The current managers of our economy are throwing buckets of money at the well-off while begrudging the less well off even basic essentials to live - power. We never asked for our assets to be sold off to those who have the money to buy.
Shame on those who sell our assets and do not create wealth themselves.
Bravo to Greens and Labour for taking care of those who are not able to afford the huge margins charged by and made up by the power industry.

Hi everyone.

Ok, here's how it goes for me.

I'm voting Green/Labour in 2014. Why? Because they're offering me cheaper power. I'm in for that.

Just as I was in for tax cuts, so voted National in 2008. I know Cullen said tax cuts were unaffordable and National would have to borrow for them.

Tough. Not my problem.

And I voted for Labour in 2005, for cheaper student loans. Was that policy a 'bribe' to voters? Who cares? I took it. I'd be a fool not to.

Also voted Nats in 1996, ditto for tax cuts.

If there one thing I learned in the 1980s, courtesy of Douglas, Thatcher, and Reagan is that the only thing that counts is me and my family. Society doesn't exist, only the individual.

You guys want me to vote against cheaper electricity in 2014? Why?

Explain to me why I should vote against my self interests?

For the greater good of society? Screw that.

For the share market? Get real!! Why should I vote to put money into someone else's pockets???
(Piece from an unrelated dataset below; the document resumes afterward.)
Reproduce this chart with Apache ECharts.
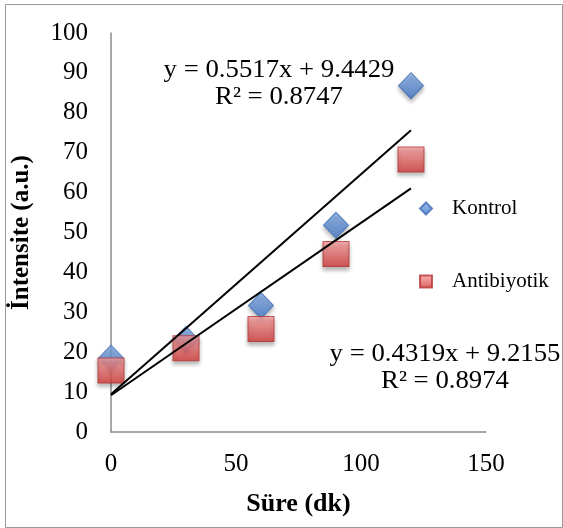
<!DOCTYPE html>
<html><head><meta charset="utf-8">
<script src="https://cdn.jsdelivr.net/npm/echarts@6/dist/echarts.min.js"></script>
<style>html,body{margin:0;padding:0;background:#fff}#c{width:563px;height:528px}</style>
</head><body><div id="c"></div>
<script>
const xValues = [0, 30, 60, 90, 120];
const kontrol = [18.5, 23.2, 31.7, 51.8, 86.8];
const antibiyotik = [15.4, 21, 25.8, 44.6, 68.3];
const seriesNames = ['Kontrol', 'Antibiyotik'];
const trendSlope = [0.5517, 0.4319];
const trendIntercept = [9.4429, 9.2155];
const trendRange = [0, 120];
const eqTexts = ['y = 0.5517x + 9.4429', 'R² = 0.8747', 'y = 0.4319x + 9.2155', 'R² = 0.8974'];
const xTicks = [0, 150, 50];
const yTicks = [0, 100, 10];

const FONT = '"Liberation Serif", "Times New Roman", serif';
const chart = echarts.init(document.getElementById('c'));
const blueGrad = new echarts.graphic.LinearGradient(0,0,0,1,[{offset:0,color:'#86b0ec'},{offset:1,color:'#3f74c4'}]);
const redGrad = new echarts.graphic.LinearGradient(0,0,0,1,[{offset:0,color:'#f9a0a0'},{offset:1,color:'#d13a38'}]);
function pairs(vals){ return xValues.map((x,i)=>[x, vals[i]]); }
function trend(i){ return trendRange.map(x=>[x, trendIntercept[i] + trendSlope[i]*x]); }
function eq(text, x, y){
  return {type:'text', x:x, y:y, scaleX:1.07, style:{text:text, font:'25px '+FONT, fill:'#000', textAlign:'center', textVerticalAlign:'middle'}};
}

chart.setOption({
  animation:false,
  grid:{left:111, right:77, top:33, bottom:96, containLabel:false},
  xAxis:{type:'value', min:xTicks[0], max:xTicks[1], interval:xTicks[2],
    axisLine:{lineStyle:{color:'#8c8c8c', width:1.5}}, axisTick:{show:false}, splitLine:{show:false},
    axisLabel:{color:'#000', fontFamily:FONT, fontSize:25, margin:20},
    name:'Süre (dk)', nameLocation:'middle', nameGap:59,
    nameTextStyle:{color:'#000', fontFamily:FONT, fontSize:26, fontWeight:'bold'}},
  yAxis:{type:'value', min:yTicks[0], max:yTicks[1], interval:yTicks[2],
    axisLine:{show:true, lineStyle:{color:'#8c8c8c', width:1.5}}, axisTick:{show:false}, splitLine:{show:false},
    axisLabel:{color:'#000', fontFamily:FONT, fontSize:25, margin:23},
    name:'İntensite (a.u.)', nameLocation:'middle', nameGap:77, nameRotate:90,
    nameTextStyle:{color:'#000', fontFamily:FONT, fontSize:25, fontWeight:'bold'}},
  legend:{orient:'vertical', left:414, top:193, itemGap:52, itemWidth:12, itemHeight:12,
    data:[{name:seriesNames[0], icon:'diamond'},{name:seriesNames[1], icon:'rect'}],
    textStyle:{color:'#000', fontFamily:FONT, fontSize:21, padding:[0,0,0,15]}},
  graphic:[
    {type:'rect', left:3, top:2, shape:{width:557, height:523}, style:{fill:'none', stroke:'#999', lineWidth:1}, silent:true},
    eq(eqTexts[0], 279, 70),
    eq(eqTexts[1], 279, 97),
    eq(eqTexts[2], 445, 354),
    eq(eqTexts[3], 445, 381)
  ],
  series:[
    {name:seriesNames[0], type:'scatter', symbol:'diamond', symbolSize:[25,26], data:pairs(kontrol), z:2,
      itemStyle:{color:blueGrad, borderColor:'#3f6db5', borderWidth:1, shadowBlur:4, shadowColor:'rgba(0,0,0,0.35)', shadowOffsetY:3}},
    {name:seriesNames[1], type:'scatter', symbol:'rect', symbolSize:[26,25], data:pairs(antibiyotik), z:3,
      itemStyle:{color:redGrad, borderColor:'#b53533', borderWidth:1, shadowBlur:4, shadowColor:'rgba(0,0,0,0.35)', shadowOffsetY:3}},
    {name:'trend0', type:'line', data:trend(0), symbol:'none', z:5, lineStyle:{color:'#000', width:2}},
    {name:'trend1', type:'line', data:trend(1), symbol:'none', z:5, lineStyle:{color:'#000', width:2}}
  ]
});
</script></body></html>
For a profitable energy market? You're not listening! I don't care about companies being profitable or not. That's not my concern. I want the cheapest goods and services, end of story.

So if Labour/Greens want to give me cheaper power, they get my vote. Whether that's good for the economy isn't my concern. Just as it wasn't my problem that the tax cuts in 2009 and 2010 were unaffordable. NOT. MY. PROBLEM.

In 2017, if the Nats offer more tax cuts, whether we can afford them or not, I'll vote for them. And in 2020 (if I'm still around) and Labour wants to offer me something, I'll vote for them.

That's the marketplace fellas. The politicians bid for our votes and we take the best on offer.

Get used to it. Otherwise you're totally missing the point of the new order.